→ **Exercise prompt**
Can you print the data exactly and leave out each image?

────────────────────

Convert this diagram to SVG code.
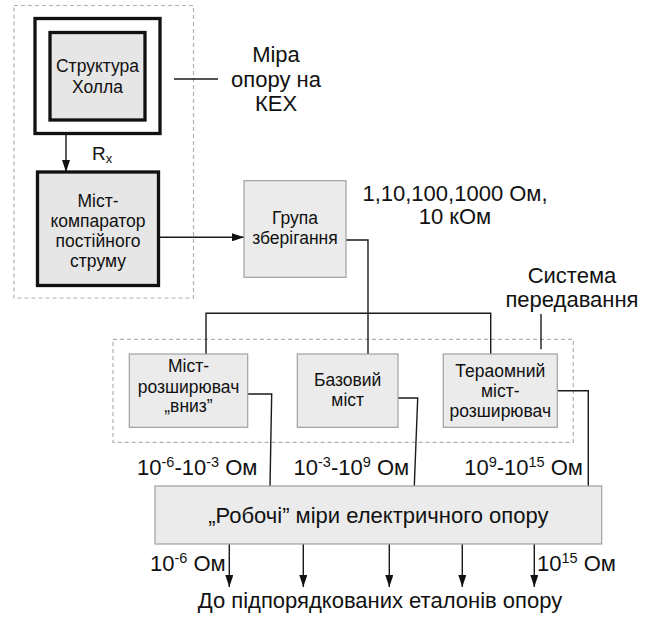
<svg xmlns="http://www.w3.org/2000/svg" width="647" height="617" viewBox="0 0 647 617">
<style>
text{font-family:"Liberation Sans",Arial,sans-serif;fill:#111}
.bx{font-size:17.5px;text-anchor:middle}
.lg{font-size:22px;text-anchor:middle}
.lb{font-size:22px}
.sp{font-size:14.5px}
.thick{fill:#e6e6e6;stroke:#111;stroke-width:3.3}
.thin{fill:#ebebeb;stroke:#a0a0a0;stroke-width:1.2}
.dash{fill:none;stroke:#b0b0b0;stroke-width:1.2;stroke-dasharray:4 3}
.ln{fill:none;stroke:#1a1a1a;stroke-width:1.4}
</style>
<defs>
<marker id="arr" viewBox="0 0 12 8" markerWidth="12" markerHeight="8" refX="12" refY="4" orient="auto" markerUnits="userSpaceOnUse">
<path d="M0,0 L12,4 L0,8 z" fill="#111"/>
</marker>
</defs>
<rect width="647" height="617" fill="#fff"/>

<g id="kex-frame">
<rect class="dash" x="14" y="5.5" width="179.5" height="292.5"/>
</g>
<g id="transfer-frame">
<rect class="dash" x="113" y="339.3" width="460.3" height="103"/>
</g>

<g id="connectors">
<line class="ln" x1="66" y1="135" x2="66" y2="172" marker-end="url(#arr)"/>
<line class="ln" x1="160" y1="237.3" x2="244" y2="237.3" marker-end="url(#arr)"/>
<line class="ln" x1="174" y1="79" x2="218" y2="79"/>
<polyline class="ln" points="346,240 368,240 368,354"/>
<polyline class="ln" points="206,354 206,313.3 490.7,313.3 490.7,354"/>
<line class="ln" x1="541" y1="314" x2="541" y2="349.3"/>
<polyline class="ln" points="247.7,394 271.7,394 270,486"/>
<polyline class="ln" points="398,398 417.7,398 414.3,486"/>
<polyline class="ln" points="557.3,390.7 588.3,390.7 588.3,486"/>
<line class="ln" x1="229.3" y1="544" x2="229.3" y2="587" marker-end="url(#arr)"/>
<line class="ln" x1="303.3" y1="544" x2="303.3" y2="587" marker-end="url(#arr)"/>
<line class="ln" x1="389.3" y1="544" x2="389.3" y2="587" marker-end="url(#arr)"/>
<line class="ln" x1="462.3" y1="544" x2="462.3" y2="587" marker-end="url(#arr)"/>
<line class="ln" x1="534.3" y1="544" x2="534.3" y2="587" marker-end="url(#arr)"/>
</g>

<g id="hall">
<rect x="35" y="18.5" width="125" height="115" fill="#fff" stroke="#111" stroke-width="3.3"/>
<rect class="thick" x="50" y="32.5" width="95" height="87.5"/>
<text class="bx" x="97.5" y="72">Структура</text>
<text class="bx" x="97.5" y="93">Холла</text>
</g>

<g id="kex-label">
<text class="lg" x="276" y="62">Міра</text>
<text class="lg" x="276" y="87">опору на</text>
<text class="lg" x="276" y="111">КЕХ</text>
</g>

<g id="rx-label">
<text x="92" y="160" font-size="19">R<tspan font-size="13" dy="3">x</tspan></text>
</g>

<g id="comparator">
<rect class="thick" x="37.5" y="172" width="121" height="113.5"/>
<text class="bx" x="98" y="207">Міст-</text>
<text class="bx" x="98" y="227">компаратор</text>
<text class="bx" x="98" y="247">постійного</text>
<text class="bx" x="98" y="267">струму</text>
</g>

<g id="storage">
<rect class="thin" x="244" y="180.7" width="102" height="96.6"/>
<text class="bx" x="295" y="224">Група</text>
<text class="bx" x="295" y="244">зберігання</text>
</g>

<g id="values-label">
<text class="lg" x="455" y="201">1,10,100,1000 Ом,</text>
<text class="lg" x="455" y="224">10 кОм</text>
</g>

<g id="system-label">
<text class="lg" x="572" y="283">Система</text>
<text class="lg" x="572" y="307">передавання</text>
</g>

<g id="bridge-down">
<rect class="thin" x="129.3" y="354" width="118.4" height="73.3"/>
<text class="bx" x="188.5" y="372">Міст-</text>
<text class="bx" x="188.5" y="392.5">розширювач</text>
<text class="bx" x="188.5" y="412">„вниз”</text>
</g>

<g id="bridge-base">
<rect class="thin" x="297.3" y="354" width="100.7" height="73.3"/>
<text class="bx" x="347.7" y="386">Базовий</text>
<text class="bx" x="347.7" y="406">міст</text>
</g>

<g id="bridge-tera">
<rect class="thin" x="443.3" y="354" width="114" height="73.3"/>
<text class="bx" x="500.3" y="377">Тераомний</text>
<text class="bx" x="500.3" y="397">міст-</text>
<text class="bx" x="500.3" y="417">розширювач</text>
</g>

<g id="range-labels">
<text class="lb" x="137" y="475">10<tspan class="sp" dy="-8">-6</tspan><tspan dy="8">-10</tspan><tspan class="sp" dy="-8">-3</tspan><tspan dy="8"> Ом</tspan></text>
<text class="lb" x="293.5" y="475">10<tspan class="sp" dy="-8">-3</tspan><tspan dy="8">-10</tspan><tspan class="sp" dy="-8">9</tspan><tspan dy="8"> Ом</tspan></text>
<text class="lb" x="583" y="475" text-anchor="end">10<tspan class="sp" dy="-8">9</tspan><tspan dy="8">-10</tspan><tspan class="sp" dy="-8">15</tspan><tspan dy="8"> Ом</tspan></text>
</g>

<g id="working-measures">
<rect class="thin" x="155" y="486" width="446.7" height="58"/>
<text class="lg" x="378.3" y="523">„Робочі” міри електричного опору</text>
</g>

<g id="bottom-labels">
<text class="lb" x="150" y="571">10<tspan class="sp" dy="-8">-6</tspan><tspan dy="8"> Ом</tspan></text>
<text class="lb" x="537" y="571">10<tspan class="sp" dy="-8">15</tspan><tspan dy="8"> Ом</tspan></text>
<text class="lg" x="380" y="608">До підпорядкованих еталонів опору</text>
</g>
</svg>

────────────────────

→ **Full response**
Convert this diagram to SVG code.
<svg xmlns="http://www.w3.org/2000/svg" width="647" height="617" viewBox="0 0 647 617">
<style>
text{font-family:"Liberation Sans",Arial,sans-serif;fill:#111}
.bx{font-size:17.5px;text-anchor:middle}
.lg{font-size:22px;text-anchor:middle}
.lb{font-size:22px}
.sp{font-size:14.5px}
.thick{fill:#e6e6e6;stroke:#111;stroke-width:3.3}
.thin{fill:#ebebeb;stroke:#a0a0a0;stroke-width:1.2}
.dash{fill:none;stroke:#b0b0b0;stroke-width:1.2;stroke-dasharray:4 3}
.ln{fill:none;stroke:#1a1a1a;stroke-width:1.4}
</style>
<defs>
<marker id="arr" viewBox="0 0 12 8" markerWidth="12" markerHeight="8" refX="12" refY="4" orient="auto" markerUnits="userSpaceOnUse">
<path d="M0,0 L12,4 L0,8 z" fill="#111"/>
</marker>
</defs>
<rect width="647" height="617" fill="#fff"/>

<g id="kex-frame">
<rect class="dash" x="14" y="5.5" width="179.5" height="292.5"/>
</g>
<g id="transfer-frame">
<rect class="dash" x="113" y="339.3" width="460.3" height="103"/>
</g>

<g id="connectors">
<line class="ln" x1="66" y1="135" x2="66" y2="172" marker-end="url(#arr)"/>
<line class="ln" x1="160" y1="237.3" x2="244" y2="237.3" marker-end="url(#arr)"/>
<line class="ln" x1="174" y1="79" x2="218" y2="79"/>
<polyline class="ln" points="346,240 368,240 368,354"/>
<polyline class="ln" points="206,354 206,313.3 490.7,313.3 490.7,354"/>
<line class="ln" x1="541" y1="314" x2="541" y2="349.3"/>
<polyline class="ln" points="247.7,394 271.7,394 270,486"/>
<polyline class="ln" points="398,398 417.7,398 414.3,486"/>
<polyline class="ln" points="557.3,390.7 588.3,390.7 588.3,486"/>
<line class="ln" x1="229.3" y1="544" x2="229.3" y2="587" marker-end="url(#arr)"/>
<line class="ln" x1="303.3" y1="544" x2="303.3" y2="587" marker-end="url(#arr)"/>
<line class="ln" x1="389.3" y1="544" x2="389.3" y2="587" marker-end="url(#arr)"/>
<line class="ln" x1="462.3" y1="544" x2="462.3" y2="587" marker-end="url(#arr)"/>
<line class="ln" x1="534.3" y1="544" x2="534.3" y2="587" marker-end="url(#arr)"/>
</g>

<g id="hall">
<rect x="35" y="18.5" width="125" height="115" fill="#fff" stroke="#111" stroke-width="3.3"/>
<rect class="thick" x="50" y="32.5" width="95" height="87.5"/>
<text class="bx" x="97.5" y="72">Структура</text>
<text class="bx" x="97.5" y="93">Холла</text>
</g>

<g id="kex-label">
<text class="lg" x="276" y="62">Міра</text>
<text class="lg" x="276" y="87">опору на</text>
<text class="lg" x="276" y="111">КЕХ</text>
</g>

<g id="rx-label">
<text x="92" y="160" font-size="19">R<tspan font-size="13" dy="3">x</tspan></text>
</g>

<g id="comparator">
<rect class="thick" x="37.5" y="172" width="121" height="113.5"/>
<text class="bx" x="98" y="207">Міст-</text>
<text class="bx" x="98" y="227">компаратор</text>
<text class="bx" x="98" y="247">постійного</text>
<text class="bx" x="98" y="267">струму</text>
</g>

<g id="storage">
<rect class="thin" x="244" y="180.7" width="102" height="96.6"/>
<text class="bx" x="295" y="224">Група</text>
<text class="bx" x="295" y="244">зберігання</text>
</g>

<g id="values-label">
<text class="lg" x="455" y="201">1,10,100,1000 Ом,</text>
<text class="lg" x="455" y="224">10 кОм</text>
</g>

<g id="system-label">
<text class="lg" x="572" y="283">Система</text>
<text class="lg" x="572" y="307">передавання</text>
</g>

<g id="bridge-down">
<rect class="thin" x="129.3" y="354" width="118.4" height="73.3"/>
<text class="bx" x="188.5" y="372">Міст-</text>
<text class="bx" x="188.5" y="392.5">розширювач</text>
<text class="bx" x="188.5" y="412">„вниз”</text>
</g>

<g id="bridge-base">
<rect class="thin" x="297.3" y="354" width="100.7" height="73.3"/>
<text class="bx" x="347.7" y="386">Базовий</text>
<text class="bx" x="347.7" y="406">міст</text>
</g>

<g id="bridge-tera">
<rect class="thin" x="443.3" y="354" width="114" height="73.3"/>
<text class="bx" x="500.3" y="377">Тераомний</text>
<text class="bx" x="500.3" y="397">міст-</text>
<text class="bx" x="500.3" y="417">розширювач</text>
</g>

<g id="range-labels">
<text class="lb" x="137" y="475">10<tspan class="sp" dy="-8">-6</tspan><tspan dy="8">-10</tspan><tspan class="sp" dy="-8">-3</tspan><tspan dy="8"> Ом</tspan></text>
<text class="lb" x="293.5" y="475">10<tspan class="sp" dy="-8">-3</tspan><tspan dy="8">-10</tspan><tspan class="sp" dy="-8">9</tspan><tspan dy="8"> Ом</tspan></text>
<text class="lb" x="583" y="475" text-anchor="end">10<tspan class="sp" dy="-8">9</tspan><tspan dy="8">-10</tspan><tspan class="sp" dy="-8">15</tspan><tspan dy="8"> Ом</tspan></text>
</g>

<g id="working-measures">
<rect class="thin" x="155" y="486" width="446.7" height="58"/>
<text class="lg" x="378.3" y="523">„Робочі” міри електричного опору</text>
</g>

<g id="bottom-labels">
<text class="lb" x="150" y="571">10<tspan class="sp" dy="-8">-6</tspan><tspan dy="8"> Ом</tspan></text>
<text class="lb" x="537" y="571">10<tspan class="sp" dy="-8">15</tspan><tspan dy="8"> Ом</tspan></text>
<text class="lg" x="380" y="608">До підпорядкованих еталонів опору</text>
</g>
</svg>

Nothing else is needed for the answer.